The campaign was initiated in August 2016 by the state-owned Australian Broadcasting Corporation and rapidly joined by Fairfax Media-owned publications and other corporate outlets.

Among the first “exposes” was a report in the Australian Financial Review that Dastyari had accepted $1,670 from a Chinese company for travel expenses. He was branded a “Manchurian candidate” and stripped of his frontbench Senate positions.

Over the following weeks, the campaign broadened, with Sydney Morning Herald international editor Peter Hartcher calling for a purge of “rats, flies, mosquitoes and sparrows,” including politicians and business figures with links to China, Chinese student and community groups, and anyone opposed to Australia’s unconditional alignment with US plans for war against Beijing.

In June 2017, Fairfax and the ABC carried out a joint investigation, in close collaboration with ASIO, into “how China’s Communist Party is secretly infiltrating Australia.” It presented donations by Chinese-born businessmen to Labor and the Liberal-Nationals as a nefarious Chinese government plot to subvert Australian politics. The “investigation” was shot-through with contradictions, including the fact that some of the named businessmen had no links to the Chinese regime.

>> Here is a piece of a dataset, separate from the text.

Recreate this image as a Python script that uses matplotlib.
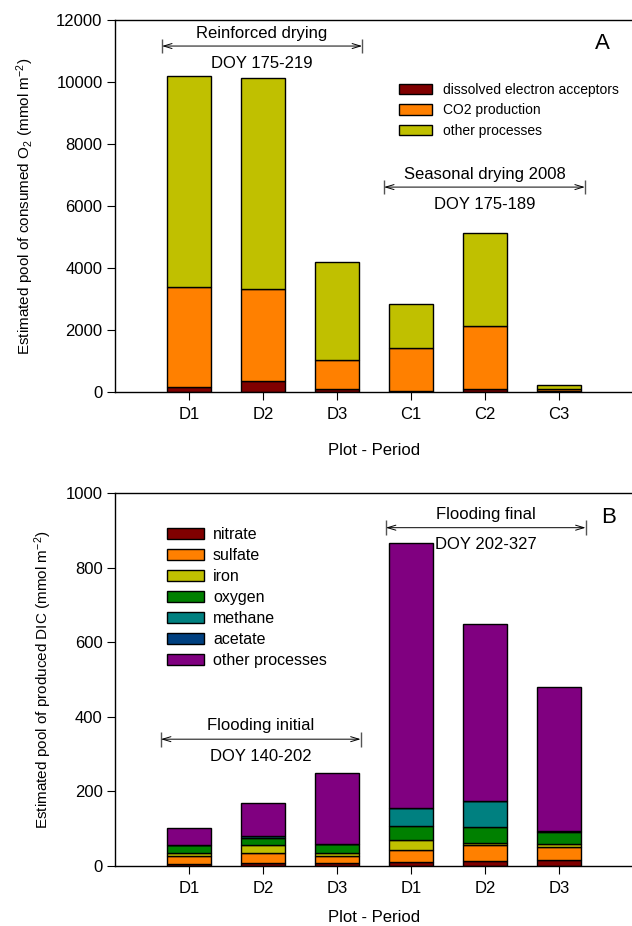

These unsubstantiated claims have now been invoked by the Coalition government to justify draconian new laws, unveiled this month, targeting “unlawful foreign influence.” The proposed legislation will include the creation of a register of “foreign agents,” modelled on US laws which have been used against Russian-owned media companies this year, and a ban on foreign donations for any political activity.

What is being prepared is nothing less than a purge, aimed at criminalising any divergence from Australia’s commitment to US-led threats and provocations in the region.

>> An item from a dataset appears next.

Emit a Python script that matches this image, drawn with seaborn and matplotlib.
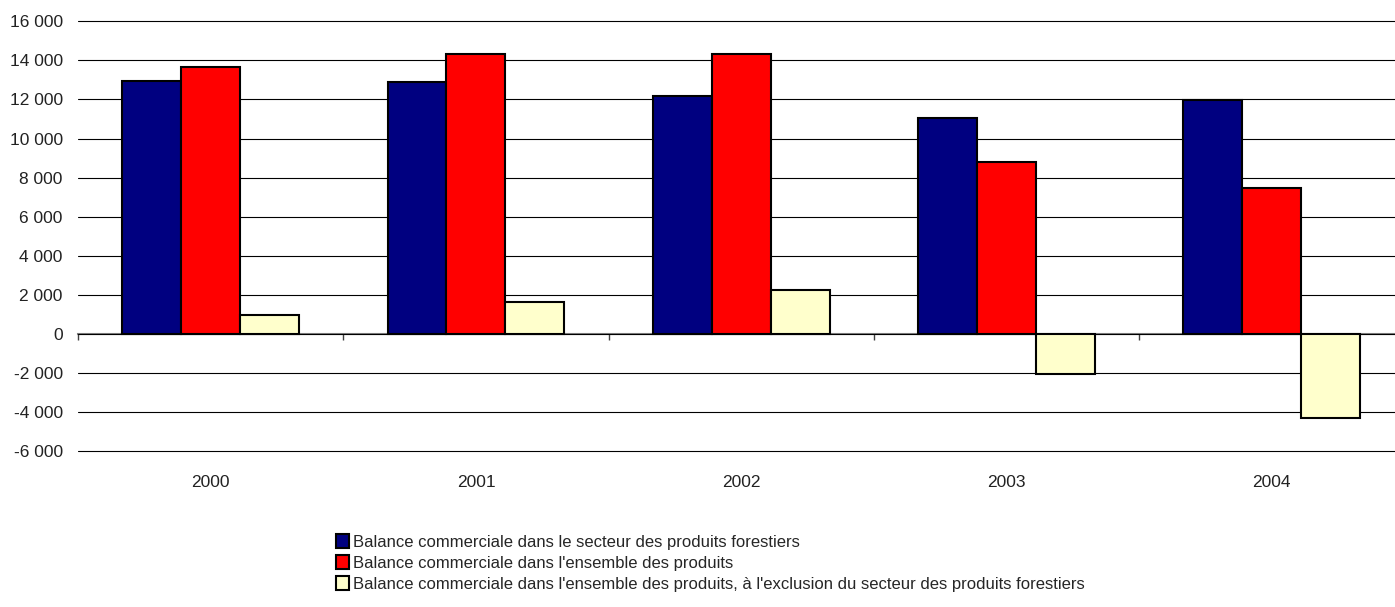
import numpy as np
import pandas as pd
import matplotlib
matplotlib.use("Agg")
import matplotlib.pyplot as plt
import seaborn as sns

# données
annees = ["2000", "2001", "2002", "2003", "2004"]
forestiers = [12940, 12890, 12170, 11040, 11980]
ensemble = [13680, 14340, 14310, 8800, 7450]
hors_forestiers = [970, 1620, 2270, -2030, -4310]

series = [
    "Balance commerciale dans le secteur des produits forestiers",
    "Balance commerciale dans l'ensemble des produits",
    "Balance commerciale dans l'ensemble des produits, à l'exclusion du secteur des produits forestiers",
]
couleurs = ["#000080", "#FF0000", "#FFFFCC"]

df = pd.DataFrame({
    "annee": annees * 3,
    "valeur": forestiers + ensemble + hors_forestiers,
    "serie": np.repeat(series, len(annees)),
})

sns.set_style("white")
plt.rcParams["font.family"] = ["Liberation Sans Narrow", "Liberation Sans", "DejaVu Sans"]

fig = plt.figure(figsize=(13.95, 6.07), dpi=100)
ax = fig.add_axes([78 / 1395, 1 - 451.3 / 607, 1326.5 / 1395, 430 / 607])

sns.barplot(data=df, x="annee", y="valeur", hue="serie", palette=couleurs,
            saturation=1, width=2 / 3, edgecolor="black", linewidth=1.5,
            ax=ax, legend=True)

ymin, ymax = -6000, 16000
ax.set_ylim(ymin, ymax)
ax.set_xlim(-0.5, len(annees) - 0.5)
ax.set_yticks(np.arange(ymin, ymax + 1, 2000))
ax.set_yticklabels([f"{int(v):,}".replace(",", " ") for v in np.arange(ymin, ymax + 1, 2000)])
ax.grid(axis="y", color="black", linewidth=0.8)
for g in ax.get_ygridlines():
    g.set_clip_on(False)
ax.set_axisbelow(True)
for s in ax.spines.values():
    s.set_visible(False)
ax.tick_params(axis="y", length=0, pad=11, labelsize=12.5, labelcolor="#222222")
ax.tick_params(axis="x", length=0, pad=17, labelsize=12.5, labelcolor="#222222")
ax.set_xlabel("")
ax.set_ylabel("")

# axe des catégories à 0
zero = (0 - ymin) / (ymax - ymin)
sec = ax.secondary_xaxis(zero)
sec.spines["bottom"].set_color("#808080")
sec.spines["bottom"].set_linewidth(1.5)
sec.set_xticks(np.arange(-0.5, len(annees), 1.0))
sec.set_xticklabels([])
sec.tick_params(axis="x", direction="out", length=4, width=1, color="#404040")

handles, labels = ax.get_legend_handles_labels()
ax.get_legend().remove()
fig.legend(handles, labels, loc="upper left", bbox_to_anchor=(336 / 1395, 1 - 534 / 607),
           frameon=False, fontsize=12, handlelength=0.8, handleheight=0.95,
           handletextpad=0.2, labelspacing=0.3, borderaxespad=0, borderpad=0)

fig.savefig("out.png", dpi=100)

Attorney General George Brandis stated earlier this month that Dastyari’s “alleged conduct” “does not reach the threshold of the existing laws of treason and espionage,” adding, “that is why... we are introducing a new offence of unlawful foreign interference.”

An article in the Sydney Morning Herald on December 5 gleefully declared that political free speech would likely be targeted, commenting, “Political activity such as Labor senator Sam Dastyari’s infamous pro-China speech after receiving money from a Beijing-linked businessman would become a crime under new laws to curb foreign interference, the Turnbull government has indicated.”

In reality, Dastyari’s alleged remarks were a tepid suggestion that Australia not become directly involved in territorial disputes in the South China Sea. The US has deliberately stoked longstanding territorial conflicts between China and south-east Asian countries, including the Philippines, to ramp up pressure on Beijing.

Dastyari did not criticise US militarism, or the US-Australia alliance, which he supports. Media commentaries, along with Labor and Liberal-National politicians, however, have claimed that his comments were not in line with official Labor policy, which was to agitate for Australia to conduct its own military provocations in the South China Sea in Beijing.

Dastyari’s ouster signals a stepped-up campaign targeting figures within the political establishment with ties to Chinese business interests and anyone who has expressed concerns about Australia’s alignment with the US war drive in Asia.

Amid the imminent danger of a US attack on North Korea, this is aimed at ensuring that the official political set-up is unwavering in its commitment to participate in war at any time. Further witch-hunts and purges are on the agenda, with ASIO leaking to the press earlier this month that it has identified ten candidates to previous local and state elections that it said had “close ties to Chinese intelligence.”

The anti-China campaign will increasingly be directed at anti-war opposition from workers and young people. Already, government-connected think tanks warned that the 130,000 Chinese international students in Australia could constitute a potential “fifth column.” This xenophobic agitation recalls the actions of Australian governments in World War One and World War Two, when “enemy aliens” were locked-up in internment camps, and anti-war activists viciously persecuted.